--- Begin DATA SHOWN ---

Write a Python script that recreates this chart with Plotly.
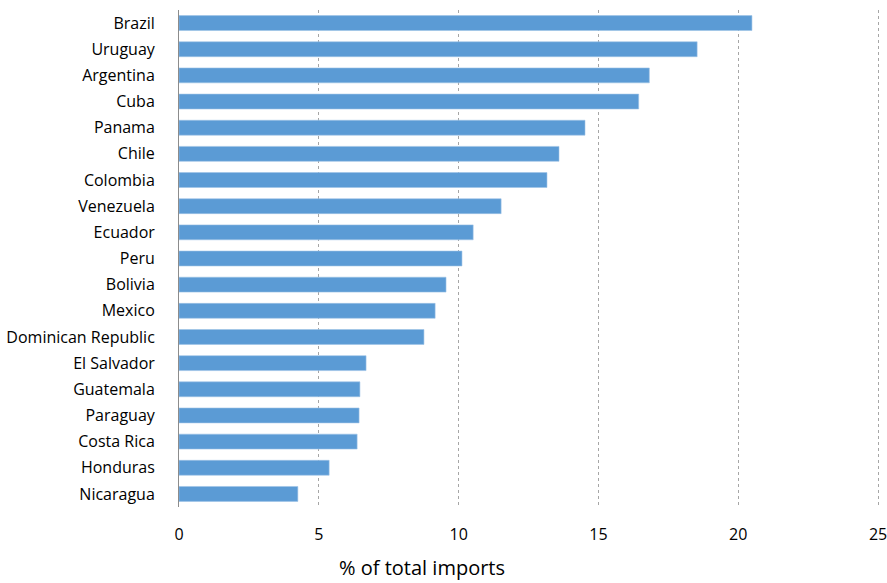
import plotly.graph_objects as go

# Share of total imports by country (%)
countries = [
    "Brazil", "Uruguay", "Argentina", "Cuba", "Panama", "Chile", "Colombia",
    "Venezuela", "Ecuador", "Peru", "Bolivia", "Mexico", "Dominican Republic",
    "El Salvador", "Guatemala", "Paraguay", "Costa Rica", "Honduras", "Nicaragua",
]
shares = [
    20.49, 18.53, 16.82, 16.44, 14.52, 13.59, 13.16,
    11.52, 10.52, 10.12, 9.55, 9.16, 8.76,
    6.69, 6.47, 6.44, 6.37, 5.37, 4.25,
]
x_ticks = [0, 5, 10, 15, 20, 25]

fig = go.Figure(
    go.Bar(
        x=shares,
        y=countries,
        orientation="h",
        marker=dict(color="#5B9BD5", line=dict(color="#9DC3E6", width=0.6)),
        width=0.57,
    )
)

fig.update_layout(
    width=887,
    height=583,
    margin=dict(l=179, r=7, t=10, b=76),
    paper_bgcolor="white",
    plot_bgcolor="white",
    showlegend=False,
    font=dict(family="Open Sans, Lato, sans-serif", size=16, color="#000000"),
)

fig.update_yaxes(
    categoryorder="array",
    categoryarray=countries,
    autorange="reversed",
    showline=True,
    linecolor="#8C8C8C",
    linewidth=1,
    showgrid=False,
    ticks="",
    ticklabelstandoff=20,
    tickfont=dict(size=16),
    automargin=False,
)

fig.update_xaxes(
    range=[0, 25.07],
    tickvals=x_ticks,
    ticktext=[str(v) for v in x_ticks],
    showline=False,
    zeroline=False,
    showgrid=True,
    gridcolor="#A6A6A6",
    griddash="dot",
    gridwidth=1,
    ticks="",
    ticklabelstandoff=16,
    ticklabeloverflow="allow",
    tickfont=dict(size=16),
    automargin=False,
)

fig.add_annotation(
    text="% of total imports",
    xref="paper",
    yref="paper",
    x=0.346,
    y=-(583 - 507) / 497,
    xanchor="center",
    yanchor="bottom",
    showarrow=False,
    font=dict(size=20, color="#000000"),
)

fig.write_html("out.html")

--- End DATA SHOWN ---
--- Begin DATA SHOWN ---

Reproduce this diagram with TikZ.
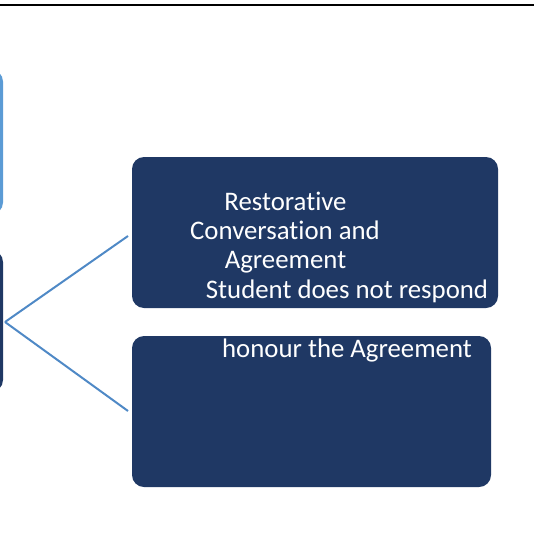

--- End DATA SHOWN ---
--- Begin DATA SHOWN ---

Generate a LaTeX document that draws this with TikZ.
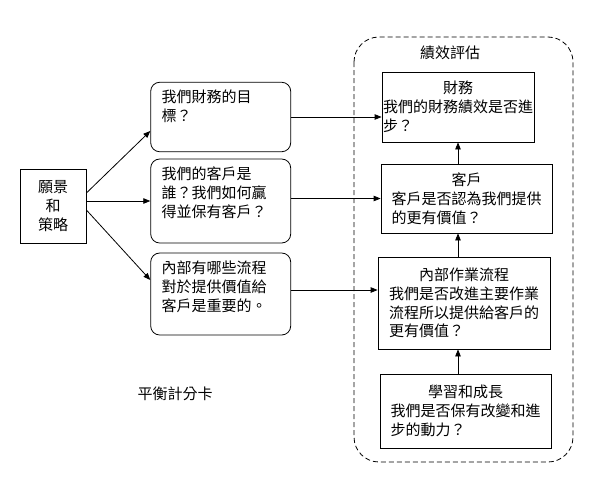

--- End DATA SHOWN ---

### OBJECTIVE
Would you restate, exactly and with no pictures, the lines of the entries above from the one containing "Write a Python" through the one containing "import plotly.graph_objects as go"?

### COMPLETED EXERCISE
Write a Python script that recreates this chart with Plotly.
import plotly.graph_objects as go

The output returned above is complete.